Nonlinear evolution of unstable solar inertial modes: The case of viscous modes on a differentially rotating sphere

TL;DR

This study investigates the nonlinear evolution of a specific solar inertial mode caused by shear instability, revealing a supercritical bifurcation and amplitude scaling consistent with solar observations.

Contribution

It provides a detailed numerical and theoretical analysis of the nonlinear saturation of the m=1 inertial mode on a differentially rotating sphere, including amplitude scaling and bifurcation characteristics.

Findings

The mode undergoes a supercritical Hopf bifurcation.

Saturated amplitude scales as the square root of the linear growth rate.

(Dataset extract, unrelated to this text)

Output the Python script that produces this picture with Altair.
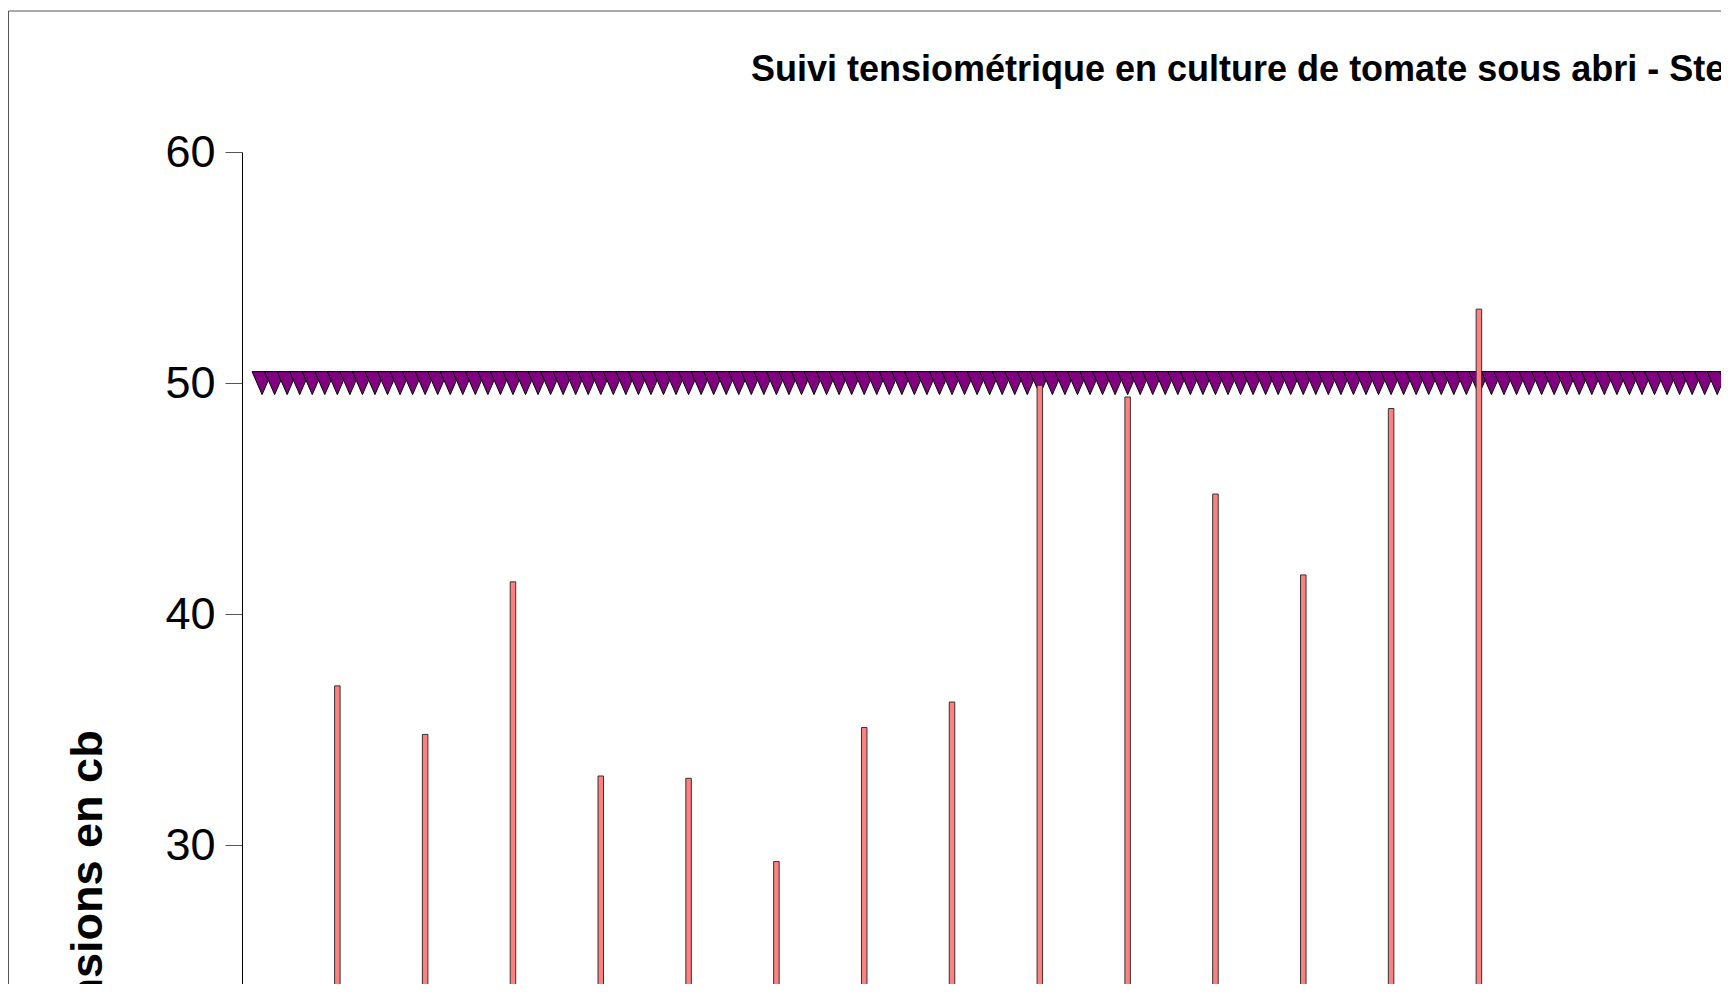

Saturation velocity reaches 28 m/s, comparable to solar data.

Abstract

On the Sun, the inertial mode with the largest observed amplitude (rms velocity exceeding $10$ m/s) is the high-latitude mode with longitudinal wavenumber $m=1$. In two dimensions, on the sphere, linear theory predicts that this mode is unstable due to a shear instability associated with latitudinal differential rotation (fast equator, slower polar regions). We investigate the evolution of this instability numerically and theoretically. The nonlinear vorticity equation is solved using direct numerical simulations in the time domain. The only control parameter is the Ekman number $E$. For $10^{-3}\lesssim E< E_c \approx 1.5\times10^{-3}$, only the high-latitude $m=1$ mode is unstable. We extract its saturation amplitude as a function of $E$ and compare the results with predictions from two perturbative approaches in nonlinear stability theory. The simulations reveal a supercritical Hopf bifurcation. Near onset, the mode amplitude is well described by the Landau equation $d|A|/dt=\sigma_I |A|+\beta_I |A|^3$, with a positive linear growth rate $\sigma_I$ and a negative nonlinear coefficient $\beta_I$. The coefficient $\beta_I$ depends weakly on $E$, implying that the saturated amplitude scales approximately as $|A|\propto\sigma_I^{1/2}$. The equilibrium mode contains the $m=1$ fundamental and harmonics $m=2$ and $m=3$, whose amplitudes scale as $\sigma_I^{m/2}$. Saturation results from Reynolds stresses that smooth the latitudinal differential rotation. For $E=4\times10^{-4}$, consistent with solar-like turbulent viscosity, the saturated velocity reaches $28$ m/s, comparable to solar observations. These results should be interpreted cautiously, since in three dimensions the instability is baroclinic and involves different physics.